Generally, you’ve had some kind of productive meeting/conversation with them.
There are many different kinds of contact points for this: business meetings, trade shows, seminars etc. Instruct telephone sales and customer service staff to ask for addresses where appropriate.
Slick operators always add all their work contacts to their email list
Publish your website and a summary of your proposition in all communication materials (online and off): on bags, flyers, store signs, customer-feedback forms and satisfaction surveys as well as in ads and catalogues.
Add the email sign-up link to everyone’s email footer as well.
Strictly a variant on above, but under the guise of “forward this crafty/sexy/compelling email offer” to your mates.
A frequently employed method would be the “family and friends” or “mates rates” promotion. If the sender likes what’s on offer, they will forward.
Competitions can generate untold numbers of email subscriptions. However, many of the entrants will do it for the free iPad or the holiday in Antigua rather than your new environmentally friendly skin care product.
Having said that, you need to publish and promote the competition which can be as costly as email acquisition itself.
Use this carefully and measure the effectiveness of the follow-on business.
You know where your customers are likely to shop and, because you are an eCommerce professional, you maintain great contacts in the industry, you can easily negotiate and structure co-operative list swaps (for opted-ins) with synergistic propositions.
Because you have understood how your target customers use social media (if indeed they do), you will be able to establish a presence on the properties that make sense for you & slowly lure them in.
If you are marketing via other traditional channels, make sure to promote the email channel or more broadly, that your customers have a great way of treating themselves via your website.
Get in the Amazon or the Play.com box. These are online customers and the costs are £30-35 per 1,000 inserts in the box.
Many of Screen Pages’ clients could do worse than speak to brands like Ocado and Boden who offer such schemes (as well as banners on their website itself).
If none of the above work, you could always contact a list broker.
Some brokers and media planners are up for cost per acquisition fees nowadays (CPA), which means you pay for results. You will need to understand the economics of below.
As any diehard direct marketeer will tell you, understanding your customer acquisition costs in the context of a customer’s lifetime value will determine the cost-effectiveness of any customer database building exercise. Make sure it’s profitable.
Sometimes it’s depressing to see how few people understand their customer acquisition costs. If it’s £30 and you can get new customers onboard via your email marketing for a lot less than this, you are doing well.
Measurement is of course only possible if you tag your emails so they stand out in Analytics packages.
Here’s how the tagging system works in Google (simple really, so criminal not to use it) If you are still struggling, here’s a convenient URL builder for email campaign tagging.
This is hugely important now because of the introduction of reports showing “assisted conversions” in Google Analytics. You will see how email was also involved at the start, or during the course of a sequence of visits leading up to a purchase.
The actual purchase visit may have come via search, but email was involved in getting the order. e.g for every pound credited to email, it might have contributed to another 3 or 4 pounds.

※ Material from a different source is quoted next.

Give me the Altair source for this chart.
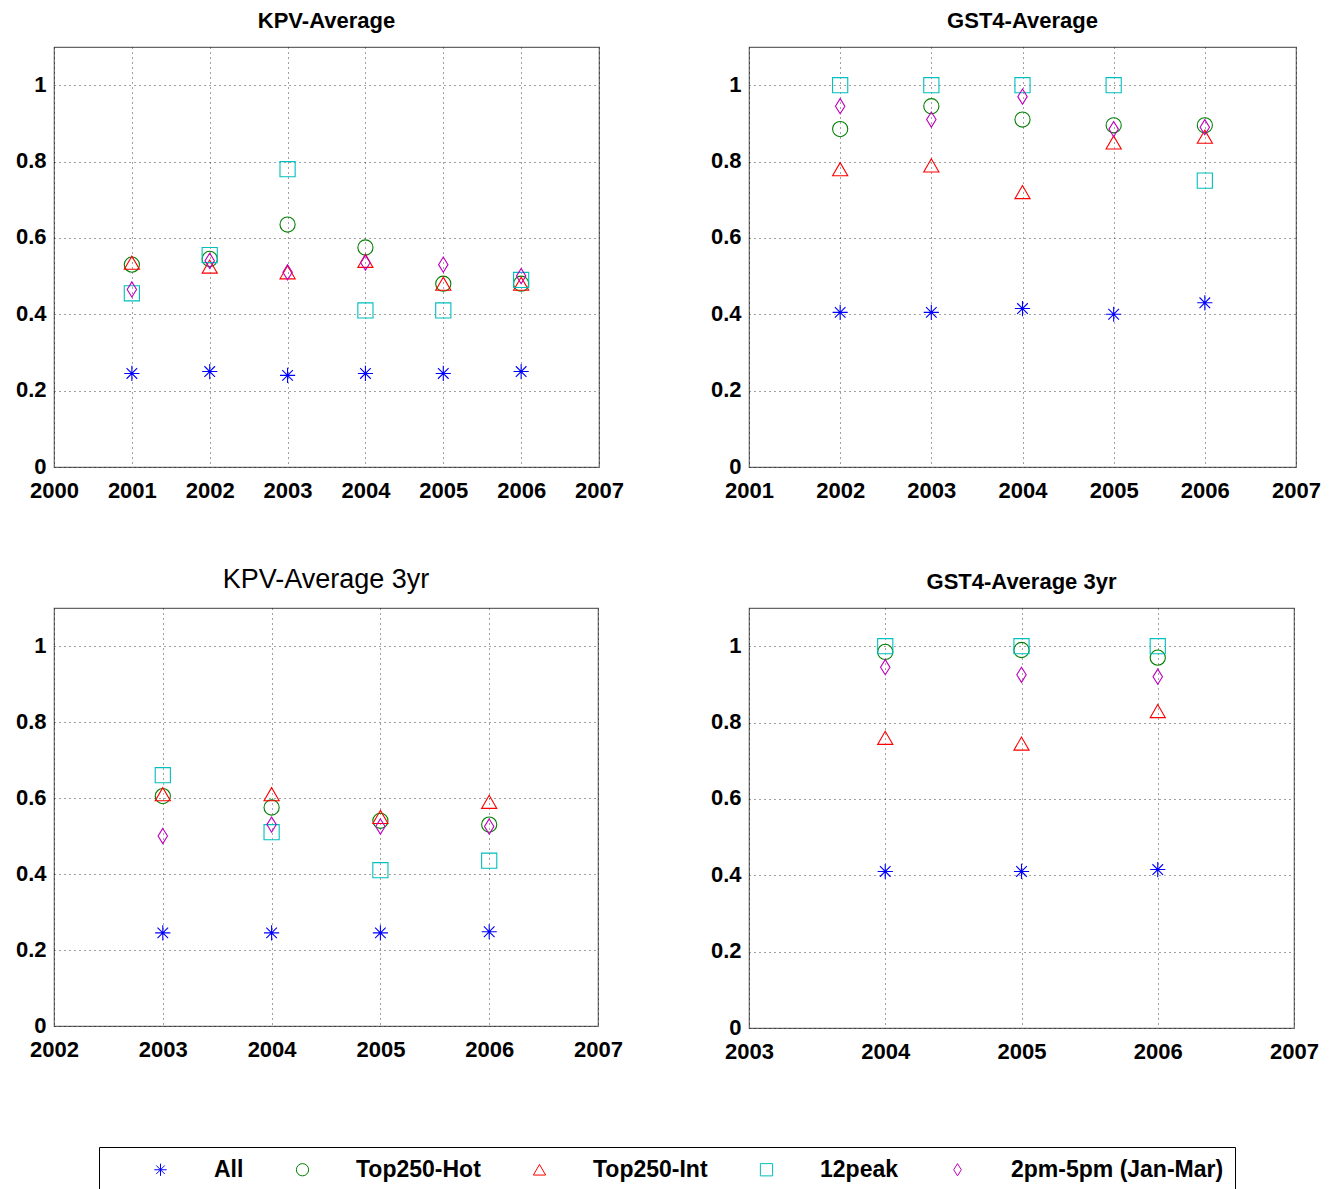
import altair as alt
import pandas as pd

series = ["All", "Top250-Hot", "Top250-Int", "12peak", "2pm-5pm (Jan-Mar)"]
colors = ["#0000ff", "#008000", "#ff0000", "#00bfbf", "#bf00bf"]
asterisk = "M-1,0L1,0M0,-1L0,1M-0.7,-0.7L0.7,0.7M-0.7,0.7L0.7,-0.7"
diamond = "M0,-1L0.62,0L0,1L-0.62,0Z"
shapes = [asterisk, "circle", "triangle-up", "square", diamond]

# KPV-Average
kpv_years = [2001, 2002, 2003, 2004, 2005, 2006]
kpv_all = [0.245, 0.25, 0.24, 0.245, 0.245, 0.25]
kpv_hot = [0.53, 0.545, 0.635, 0.575, 0.48, 0.48]
kpv_int = [0.535, 0.525, 0.51, 0.54, 0.48, 0.48]
kpv_peak = [0.455, 0.555, 0.78, 0.41, 0.41, 0.49]
kpv_pm = [0.465, 0.54, 0.51, 0.535, 0.53, 0.50]

# GST4-Average
gst_years = [2002, 2003, 2004, 2005, 2006]
gst_all = [0.405, 0.405, 0.415, 0.40, 0.43]
gst_hot = [0.885, 0.945, 0.91, 0.895, 0.895]
gst_int = [0.78, 0.79, 0.72, 0.85, 0.865]
gst_peak = [1.0, 1.0, 1.0, 1.0, 0.75]
gst_pm = [0.945, 0.91, 0.97, 0.885, 0.89]

# KPV-Average 3yr
kpv3_years = [2003, 2004, 2005, 2006]
kpv3_all = [0.245, 0.245, 0.245, 0.248]
kpv3_hot = [0.605, 0.575, 0.54, 0.53]
kpv3_int = [0.61, 0.61, 0.55, 0.59]
kpv3_peak = [0.66, 0.51, 0.41, 0.435]
kpv3_pm = [0.50, 0.53, 0.525, 0.525]

# GST4-Average 3yr
gst3_years = [2004, 2005, 2006]
gst3_all = [0.41, 0.41, 0.415]
gst3_hot = [0.985, 0.99, 0.97]
gst3_int = [0.76, 0.745, 0.83]
gst3_peak = [1.0, 1.0, 1.0]
gst3_pm = [0.945, 0.925, 0.92]

y_ticks = [0, 0.2, 0.4, 0.6, 0.8, 1.0]


def frame(years, cols):
    rows = []
    for s, vals in zip(series, cols):
        for yr, v in zip(years, vals):
            rows.append({"year": yr, "series": s, "value": v})
    return pd.DataFrame(rows)


color_scale = alt.Scale(domain=series, range=colors)
shape_scale = alt.Scale(domain=series, range=shapes)

legend_def = alt.Legend(
    title=None, orient="none", direction="horizontal", columns=5,
    legendX=45, legendY=1100,
    strokeColor="black", padding=11, symbolOffset=39,
    symbolSize=150, symbolStrokeWidth=1, labelOffset=42,
    columnPadding=8, labelFontSize=23, labelFontWeight="bold",
    labelFont="Liberation Sans", labelColor="black", labelLimit=400,
)


def panel(df, xmin, title, w, h, tsize=22, tweight="bold", legend=False):
    xvals = list(range(xmin, 2008))
    leg = legend_def if legend else None
    return alt.Chart(df).mark_point(filled=False, size=230, strokeWidth=1.1, opacity=1).encode(
        x=alt.X("year:Q", scale=alt.Scale(domain=[xmin, 2007], nice=False, zero=False),
                axis=alt.Axis(values=xvals, format="d", title=None, labelFlush=False,
                              labelPadding=13)),
        y=alt.Y("value:Q", scale=alt.Scale(domain=[0, 1.1], nice=False),
                axis=alt.Axis(values=y_ticks, format="~g", title=None, labelOffset=-1)),
        color=alt.Color("series:N", scale=color_scale, legend=leg),
        shape=alt.Shape("series:N", scale=shape_scale, legend=leg),
    ).properties(
        width=w, height=h,
        title=alt.TitleParams(title, fontSize=tsize, fontWeight=tweight, font="Liberation Sans",
                              offset=14, color="black"),
    )


p1 = panel(frame(kpv_years, [kpv_all, kpv_hot, kpv_int, kpv_peak, kpv_pm]), 2000, "KPV-Average", 545, 420, legend=True)
p2 = panel(frame(gst_years, [gst_all, gst_hot, gst_int, gst_peak, gst_pm]), 2001, "GST4-Average", 547, 420)
p3 = panel(frame(kpv3_years, [kpv3_all, kpv3_hot, kpv3_int, kpv3_peak, kpv3_pm]), 2002, "KPV-Average 3yr", 544, 418, tsize=27, tweight="normal")
p4 = panel(frame(gst3_years, [gst3_all, gst3_hot, gst3_int, gst3_peak, gst3_pm]), 2003, "GST4-Average 3yr", 545, 420)

chart = alt.concat(
    p1, p2, p3, p4, columns=2, spacing={"row": 141, "column": 150}, bounds="flush"
).properties(
    padding={"left": 14, "top": 9, "right": 5, "bottom": 5}
).configure_view(
    stroke="#666666", strokeWidth=1.2
).configure_axis(
    labelFont="Liberation Sans", labelFontSize=22, labelFontWeight="bold", labelColor="black",
    grid=True, gridColor="black", gridDash=[1, 4], gridOpacity=0.75, gridWidth=1,
    domain=False, ticks=False, labelPadding=8,
)

chart.save("out.html", embed_options={"renderer": "svg", "actions": False})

So now you have got someone to hand over their treasured email address. Start loving them immediately with a good looking, warm & compelling welcome email straight away, ideally with some kind of nice promotion, but probably not a blanket introductory discount (as there’s a risk of flooding your email list with duplicate extra accounts).
If it contains ‘good stuff’ you increase the chance of someone forwarding it while they’re at their most receptive.